Thursday, October 15, 2009

There is more than one southern accent, right?

Many people who have not lived in or visited the south believe that southerners have one generic accent. However, anyone who has spent any amount of time in “the south” knows that accents vary from region to region. The website with the “Yankee Test” did a very good job showing that the south has more than one accent. The test gives results like “way down south in the land of cotton,” “Atlantic Seaboard and southeastern U.S.,” “Louisiana and Texas,” and “Carolinas to Indiana.”This demonstrates that accents vary in the regions throughout the south. This is historically accurate because the different southern regions were settled and colonized by different nationalities. Louisiana has a strong Spanish, French, Native American, and African influence, while parts of coastal Georgia and South Carolina have a stronger English influence so the accents there sound more refined than the more coarse accents in Alabama and Mississippi. While the “Yankee Test” showed respect for the many different southern accents,”Southernese,” another article from the same website, does not. The “Southernese” article is accompanied by a dictionary that assigns definitions to words that are spelled like they would sound if they were spoken with an accent usually heard in rural Georgia, Alabama, or Tennessee and no other variation of a southern accent.
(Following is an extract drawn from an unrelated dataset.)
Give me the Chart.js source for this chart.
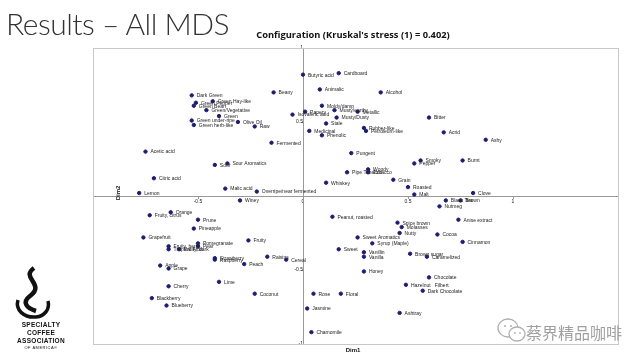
<!DOCTYPE html>
<html>
<head>
<meta charset="utf-8">
<script src="https://cdn.jsdelivr.net/npm/chart.js@4/dist/chart.umd.min.js"></script>
<style>
html,body{margin:0;padding:0;background:#fff;width:640px;height:360px;overflow:hidden;font-family:"Liberation Sans",sans-serif;}
#wrap{position:relative;width:640px;height:360px;}
canvas{position:absolute;left:0;top:0;}
#slideTitle{position:absolute;left:6px;top:5px;font-family:Lato,"Open Sans",sans-serif;font-weight:300;font-size:30px;color:#333;letter-spacing:-0.5px;white-space:nowrap;}
#chartTitle{position:absolute;left:0;width:706px;top:28px;text-align:center;font-family:"Open Sans",sans-serif;font-weight:700;font-size:9.3px;color:#111;white-space:nowrap;}
#logo{position:absolute;left:4px;top:266px;width:74px;text-align:center;font-family:"Liberation Sans",sans-serif;color:#111;}
#logo .big{font-size:6.5px;font-weight:700;line-height:8px;letter-spacing:0.3px;}
#logo .small{font-size:4px;line-height:6px;letter-spacing:0.5px;}
#wm{position:absolute;left:526px;top:320px;font-family:"Noto Sans CJK SC",sans-serif;font-size:16px;color:#a0a0a0;white-space:nowrap;}
#wmIcon{position:absolute;left:496px;top:316px;}
</style>
</head>
<body>
<div id="wrap">
<canvas id="c" width="640" height="360"></canvas>
<div id="slideTitle">Results – All MDS</div>
<div id="chartTitle">Configuration (Kruskal's stress (1) = 0.402)</div>
<div id="logo">
  <svg width="44" height="54" viewBox="0 0 44 54" style="display:block;margin:0 auto 1px 6px">
    <path d="M24 2 C10 12, 36 18, 20 30 C12 36, 16 42, 26 45" fill="none" stroke="#111" stroke-width="4.5"/>
    <path d="M8 34 C5 44, 14 52, 26 51 C35 50, 40 43, 38 35" fill="none" stroke="#111" stroke-width="3.5"/>
  </svg>
  <div class="big">SPECIALTY</div>
  <div class="big">COFFEE ASSOCIATION</div>
  <div class="small">OF AMERICA®</div>
</div>
<svg id="wmIcon" width="30" height="28" viewBox="0 0 30 28">
  <ellipse cx="12" cy="12" rx="10" ry="9" fill="none" stroke="#b0b0b0" stroke-width="1.3"/>
  <ellipse cx="21" cy="18" rx="8" ry="7" fill="#fff" stroke="#b0b0b0" stroke-width="1.3"/>
  <circle cx="9" cy="10" r="1" fill="#b0b0b0"/><circle cx="15" cy="10" r="1" fill="#b0b0b0"/>
  <circle cx="19" cy="17" r="0.9" fill="#b0b0b0"/><circle cx="24" cy="17" r="0.9" fill="#b0b0b0"/>
</svg>
<div id="wm">蔡界精品咖啡</div>
</div>
<script>
const attributes = ["Butyric acid","Cardboard","Beany","Animalic","Alcohol","Dark Green","Green Pepper","Green Bean","Green Hay-like","Green/Vegetative","Green","Green under-ripe","Green herb-like","Olive Oil","Raw","Moldy/damp","Musty/earthy","Metallic","Papery","Isovaleric acid","Musty/Dusty","Stale","Rubber-like","Petroleum-like","Medicinal","Phenolic","Fermented","Bitter","Acrid","Ashy","Acetic acid","Sour","Sour Aromatics","Citric acid","Lemon","Malic acid","Overripe/near fermented","Winey","Fruity, citrus","Orange","Prune","Pungent","Woody","Pipe Tobacco","Tobacco","Grain","Whiskey","Roasted","Malt","Smoky","Pepper","Burnt","Clove","Black Tea","Brown","Nutmeg","Peanut, roasted","Spice brown","Molasses","Nutty","Anise extract","Pineapple","Cocoa","Grapefruit","Fruity","Fruity, berry","Tropical Fruit","Fruity, dark","Pomegranate","Pear","Sweet Aromatics","Syrup (Maple)","Cinnamon","Sweet","Vanillin","Vanilla","Brown sugar","Caramelized","Strawberry","Raspberry","Raisins","Cereal","Peach","Apple","Grape","Honey","Chocolate","Cherry","Lime","Hazelnut   Filbert","Dark Chocolate","Coconut","Blackberry","Rose","Floral","Blueberry","Jasmine","Ashtray","Chamomile"];
const dim1 = [0.00,0.17,-0.14,0.08,0.37,-0.53,-0.51,-0.52,-0.43,-0.46,-0.40,-0.53,-0.52,-0.31,-0.23,0.09,0.15,0.26,0.01,-0.05,0.16,0.11,0.29,0.30,0.03,0.09,-0.15,0.60,0.67,0.87,-0.75,-0.42,-0.36,-0.71,-0.78,-0.37,-0.22,-0.30,-0.73,-0.63,-0.50,0.23,0.31,0.21,0.31,0.43,0.11,0.50,0.53,0.56,0.53,0.76,0.81,0.68,0.75,0.65,0.14,0.45,0.47,0.46,0.74,-0.52,0.64,-0.76,-0.26,-0.64,-0.64,-0.59,-0.50,-0.50,0.26,0.33,0.76,0.17,0.29,0.29,0.51,0.59,-0.42,-0.42,-0.17,-0.08,-0.28,-0.68,-0.64,0.29,0.60,-0.64,-0.40,0.49,0.57,-0.23,-0.72,0.05,0.18,-0.65,0.02,0.46,0.04];
const dim2 = [0.82,0.83,0.70,0.72,0.70,0.68,0.63,0.61,0.64,0.58,0.54,0.51,0.48,0.50,0.47,0.61,0.58,0.57,0.57,0.55,0.53,0.49,0.46,0.44,0.44,0.41,0.36,0.53,0.43,0.38,0.30,0.21,0.22,0.12,0.02,0.05,0.03,-0.03,-0.13,-0.11,-0.16,0.29,0.18,0.16,0.16,0.11,0.09,0.06,0.01,0.24,0.22,0.24,0.02,-0.03,-0.03,-0.07,-0.14,-0.18,-0.21,-0.25,-0.16,-0.22,-0.26,-0.28,-0.30,-0.34,-0.36,-0.36,-0.32,-0.34,-0.28,-0.32,-0.31,-0.36,-0.38,-0.41,-0.39,-0.41,-0.42,-0.43,-0.41,-0.43,-0.46,-0.47,-0.49,-0.51,-0.55,-0.61,-0.58,-0.60,-0.64,-0.66,-0.69,-0.66,-0.66,-0.74,-0.76,-0.79,-0.92];
const xTicks = [-1,-0.5,0,0.5,1,1.5];
const yTicks = [-1,-0.5,0,0.5,1];

const points = attributes.map((n,i)=>({x:dim1[i], y:dim2[i]}));

const pointLabels = {
  id:'pointLabels',
  afterDatasetsDraw(chart){
    const ctx = chart.ctx, meta = chart.getDatasetMeta(0);
    ctx.save();
    ctx.font = '5px "Liberation Sans", sans-serif';
    ctx.fillStyle = '#222';
    ctx.textBaseline = 'middle';
    meta.data.forEach((el,i)=>{ ctx.fillText(attributes[i], el.x+5, el.y+0.5); });
    ctx.restore();
  }
};
const frame = {
  id:'frame',
  beforeDatasetsDraw(chart){
    const a = chart.chartArea, ctx = chart.ctx;
    ctx.save();
    ctx.strokeStyle = '#c8c8c8'; ctx.lineWidth = 1;
    ctx.strokeRect(Math.round(a.left)+0.5, Math.round(a.top)+0.5, Math.round(a.right-a.left), Math.round(a.bottom-a.top));
    ctx.fillStyle = '#111';
    ctx.font = 'bold 6px "Liberation Sans", sans-serif';
    ctx.textAlign = 'center'; ctx.textBaseline = 'middle';
    ctx.fillText('Dim1', 353, 350);
    ctx.translate(118, 193); ctx.rotate(-Math.PI/2);
    ctx.fillText('Dim2', 0, 0);
    ctx.restore();
  }
};

new Chart(document.getElementById('c'), {
  type:'scatter',
  data:{ datasets:[{ data:points, backgroundColor:'#1c1c78', borderColor:'#1c1c78', pointRadius:1.7, pointHoverRadius:1.7 }]},
  options:{
    responsive:false, animation:false, devicePixelRatio:1,
    layout:{ padding:{ left:93, right:22, top:48, bottom:16 } },
    plugins:{ legend:{display:false}, title:{display:false}, tooltip:{enabled:false} },
    scales:{
      x:{ type:'linear', min:-1, max:1.5, position:{y:0},
          afterBuildTicks(s){ s.ticks = xTicks.map(v=>({value:v})); },
          grid:{ display:true, drawOnChartArea:false, tickLength:2, color:'#999' },
          border:{ color:'#999' },
          ticks:{ font:{size:5, family:'"Liberation Sans"'}, color:'#222', padding:1, maxRotation:0,
                  callback:(v)=> (v===-1||v===1.5) ? '' : String(v) } },
      y:{ type:'linear', min:-1, max:1, position:{x:0},
          afterBuildTicks(s){ s.ticks = yTicks.map(v=>({value:v})); },
          grid:{ display:true, drawOnChartArea:false, tickLength:2, color:'#999' },
          border:{ color:'#999' },
          ticks:{ font:{size:5, family:'"Liberation Sans"'}, color:'#222', padding:1,
                  callback:(v)=> v===0 ? '' : String(v) } }
    }
  },
  plugins:[frame, pointLabels]
});
</script>
</body>
</html>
This lack of acknowledgement of different accents shows that the author is viewing the south as a monolith, which explains the result that, “northerners remain very unaware of what differentiates one southern variety of English from another, thus producing the one-size-fits-all accent when trying to “sound southern” (Lippi-Green, 203).” This idea that all southerners have a cookie-cutter accent is what has contributed to the uncertainty that southerners feel when speaking to people who seem to have no accent since that cookie-cutter accent usually entails that the speaker is slow and dumb-witted. This one website promotes the idea that not all southern accents are alike with the “Yankee Test” article and then turns around and gives the impression that there is only one southern accent with the “Southernese” article.